Tuesday, September 12, 2006

Blessed are the Poor in Spirit

It's the first, (and either only or of a few) Beatitutuesdays here at Sandpiper's Thoughts. Let's look at the first beatitude in four versions -- NRSV and Message of the Matthew 5 and Luke 6 texts.

Blessed are the poor in spirit, for theirs is the kingdom of heaven. (NRSV, Matthew 5:3)

You're blessed when you're at the end of your rope.
With less of you there is more of God and his rule. (The Message)

Blessed are you who are poor, for yours is the kingdom of God. (NRSV, Luke 6:20)

You're blessed when you've lost it all.
God's kingdom is there for the finding. (The Message)

What does it mean to be "poor in spirit?" One of my study bibles ("Old Faithful" red New Oxford Annotated NRSV) refers us to Isaiah 66:2, which says, "But this is the one to whom I will look, to the humble and contrite in spirit, who trembles at my word." This same book defines poor in spirit as "those feeling a deep sense of spiritual poverty." My NIV study bible ("Old blue") contrasts poor in spirit to those who "are spiritually proud and self-sufficient."

I like The Message version -- "Blessed are you when you are at the end of your rope. With less of you, there is more of God and his rule."

I wonder if poor in spirit is perhaps that point in time when we finally come to realize that "God is God, and I am not." It's one of my favorite Steven Curtis Chapman songs. Here's the first two verses and the first line of the chorus:

And the pain falls like a curtain
On the things I once called certain
And I have to say the words I fear the most
I just don't know.

And the questions without answers
Come and paralyze the dancer
So I stand here on the stage afraid to move
Afraid to fall, oh, but fall I must
On this truth that my life has been formed from the dust

God is God and I am not.

Don't we all get to that place at some point? That point in life when we remember to pray, when we realize that whatever the problem is, it is beyond our own capability? It's when we are at the end of our rope (figuratively speaking) -- in our weakness, that God can strengthen us. Perhaps this beatitude is really telling us that it is when we find peace in our weaknesses -- our inadequacies -- that we will discover the abiding joy of knowing the strength of God.
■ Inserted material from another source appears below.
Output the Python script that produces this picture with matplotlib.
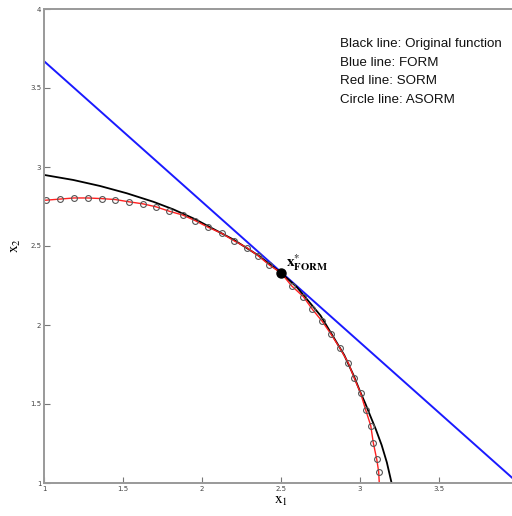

Compare those thoughts to this, from Paul's second letter to Corinth:

But he said to me, "My grace is sufficient for you, for my power is made perfect in weakness." Therefore I will boast all the more gladly about my weaknesses, so that Christ's power may rest on me. That is why, for Christ's sake, I delight in weaknesses, in insults, in hardships, in persecutions, in difficulties. For when I am weak, then I am strong. (2 Corinthians 12:9-10)
Frederick Buschner wrote, "Not the spiritual giants, but the "poor in spirit," as he [Jesus] called them, the ones who, spiritually speaking, have absolutely nothing to give and absolutely everything to receive, like the Prodigal telling his father, 'I am not worthy to be called thy son,' only to discover for the first time all he had in having a father."

We will find abiding joy when we finally find the peace of knowing that we are not sufficient, but that God is all-sufficient -- when we accept the grace of God's strength in our own weaknesses.